Fifty years after they graduated from Apalachicola High School, the first class to spend their entire senior year at the newly built school, a lot has changed.
Most of them are retired now, perhaps drawing a pension from being in the military or working in government, or on Social Security.
They’re watching their grandchildren grow up. A few are on their second, or even third marriages.
A lot has changed, especially throughout America, where the social upheaval of the civil rights era, and the divisions wrought by the Vietnam War have given way to a different era.
There’s no longer a course in the Franklin County Schools called “Americanism versus Communism” which had been required in their senior year.
There are probably fewer high school girls becoming pregnant as well, with many recalling at least four of their classmates having babies while they were still in school, or right after they graduated.
But, as evidenced by the golden class reunion Saturday night at Apalachicola’s Masonic Lodge, of the Class of 1973, the more things change the more they stay the same.
Friends once are friends forever, and the golden agers can now look back with fond memories on the beloved teachers they shared, like the late Pal Rivers, who taught all about civics and American history.
Bob Howell, now retired from a career in marine science, said he had become class president after Rivers told him it was the consensus of his classmates, and Howell balked.
“Too bad,” Rivers told him. “You’re going to be president.”
The class remembered Rita Theis, who is alive and well, as a favorite business teacher, as well as English teacher Susan Galloway. They also shared memories of Myra and C.T. Ponder, beloved teachers who have since departed.
The reunion drew about 16 classmates, a pretty strong turnout for a class of only 42, and one in which at least 16 – Vonnie Bouington, Franklin Daniels, Gail Hollenbeck, Aldrich Johnson, Lisa Johnson, Monte Joseph, Douglas Kelley, William Lane, Allie Moses, Fannie Partridge, Linda Russ, Sheila Sintikakis, Edward Stephens, Olan Ward, Clarence Williams and Sylvester Williams – have since passed on.
Many of the shining lights of the class were on hand, including valedictorian Linda Lichardello Gordon and salutatorian Vernon White, who the community knows as Willie Poloronis, the name change in keeping with the remarriage of his mother.
Skitter Paul was there, recalling his truck with quadraphonic sound and his being the proud escort of Homecoming Queen Niki Fortunas, who was absent from the reunion.
There were uncomfortable memories as well, like a difficult transition in the eighth grade for the newly integrated school to be housed at the formerly all-Black Quinn High School, and then three years for all the students at the formerly all-white Chapman High School before a senior year all at the brand-new school.

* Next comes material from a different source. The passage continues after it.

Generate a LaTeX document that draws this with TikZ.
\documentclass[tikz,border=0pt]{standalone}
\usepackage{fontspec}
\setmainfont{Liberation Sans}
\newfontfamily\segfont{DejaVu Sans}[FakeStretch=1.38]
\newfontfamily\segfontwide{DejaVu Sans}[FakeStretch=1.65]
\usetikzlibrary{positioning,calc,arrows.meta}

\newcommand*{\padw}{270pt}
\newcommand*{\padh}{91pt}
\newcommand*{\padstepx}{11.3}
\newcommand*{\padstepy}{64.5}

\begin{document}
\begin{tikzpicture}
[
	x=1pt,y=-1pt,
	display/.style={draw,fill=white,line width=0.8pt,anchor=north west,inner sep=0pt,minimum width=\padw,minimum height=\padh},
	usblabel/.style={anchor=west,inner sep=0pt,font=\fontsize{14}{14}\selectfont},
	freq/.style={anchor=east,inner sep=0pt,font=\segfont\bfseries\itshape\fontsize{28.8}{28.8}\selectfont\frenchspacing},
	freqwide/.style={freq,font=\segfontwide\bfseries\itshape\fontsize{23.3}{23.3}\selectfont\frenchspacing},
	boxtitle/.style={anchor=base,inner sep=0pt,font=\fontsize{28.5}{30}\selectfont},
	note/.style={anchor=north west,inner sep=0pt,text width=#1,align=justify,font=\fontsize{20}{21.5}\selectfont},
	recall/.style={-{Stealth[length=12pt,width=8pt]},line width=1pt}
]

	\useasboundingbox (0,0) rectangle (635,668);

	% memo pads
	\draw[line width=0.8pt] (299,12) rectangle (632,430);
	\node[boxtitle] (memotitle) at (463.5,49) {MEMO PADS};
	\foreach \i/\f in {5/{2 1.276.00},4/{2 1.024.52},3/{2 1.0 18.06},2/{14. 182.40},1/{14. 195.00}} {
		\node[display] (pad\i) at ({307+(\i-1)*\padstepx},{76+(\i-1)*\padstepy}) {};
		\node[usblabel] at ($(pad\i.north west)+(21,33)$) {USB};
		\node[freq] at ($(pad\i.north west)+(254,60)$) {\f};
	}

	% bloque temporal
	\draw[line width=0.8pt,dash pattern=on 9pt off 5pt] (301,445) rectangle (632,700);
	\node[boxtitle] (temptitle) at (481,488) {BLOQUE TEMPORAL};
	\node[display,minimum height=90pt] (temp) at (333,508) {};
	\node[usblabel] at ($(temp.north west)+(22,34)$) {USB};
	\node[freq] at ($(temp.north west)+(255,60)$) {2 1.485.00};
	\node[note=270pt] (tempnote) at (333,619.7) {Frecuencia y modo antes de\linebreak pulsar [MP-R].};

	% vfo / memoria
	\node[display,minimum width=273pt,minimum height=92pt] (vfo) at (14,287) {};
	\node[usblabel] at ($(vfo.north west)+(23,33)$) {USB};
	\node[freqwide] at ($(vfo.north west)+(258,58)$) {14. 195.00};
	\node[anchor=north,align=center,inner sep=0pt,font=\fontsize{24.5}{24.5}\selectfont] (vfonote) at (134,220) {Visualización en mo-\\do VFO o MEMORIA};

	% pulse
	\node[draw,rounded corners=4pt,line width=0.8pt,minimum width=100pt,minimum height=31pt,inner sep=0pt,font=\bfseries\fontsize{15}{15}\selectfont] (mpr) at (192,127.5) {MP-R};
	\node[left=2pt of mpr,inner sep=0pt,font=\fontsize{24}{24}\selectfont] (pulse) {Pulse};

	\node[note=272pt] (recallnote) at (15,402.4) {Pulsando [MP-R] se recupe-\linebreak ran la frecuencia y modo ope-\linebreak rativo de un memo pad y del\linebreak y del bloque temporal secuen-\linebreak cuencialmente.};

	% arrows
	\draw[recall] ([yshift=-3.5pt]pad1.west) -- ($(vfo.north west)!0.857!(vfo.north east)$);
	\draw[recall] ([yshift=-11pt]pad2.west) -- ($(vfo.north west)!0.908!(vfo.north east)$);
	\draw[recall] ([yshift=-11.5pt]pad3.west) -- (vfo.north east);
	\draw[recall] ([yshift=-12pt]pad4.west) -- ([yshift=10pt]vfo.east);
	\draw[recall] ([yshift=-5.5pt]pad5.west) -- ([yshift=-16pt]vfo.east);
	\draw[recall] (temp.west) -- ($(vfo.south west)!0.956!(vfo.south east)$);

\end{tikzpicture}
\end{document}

But while the two student bodies had a chance to merge into one following their four years together, that 1972-73 school year was not without incident. Thomasina Wynn, who attended Saturday night with twin brother Thomas, recalled an incident at Carrabelle High School, in which a Black student was believed to have “shot the bird” at a teacher, but then was seen as being disproportionately punished when compared to white students. Wynn said she recalled Black students boycotting classes for as long as six weeks.
Harold Banks, who joined the Air Force 10 days after high school graduation, said the brunt of desegregation was borne by the classes that preceded the Class of 1973, which had at least four years to adjust.
“We had very good teachers,” he said, noting that corporal punishment, just like it had been at Holy Family, was not uncommon.
”It (desegregation) was an adaptation that moved us forward,” Banks said, as he and his classmates confronted the wider world outside of Apalachicola.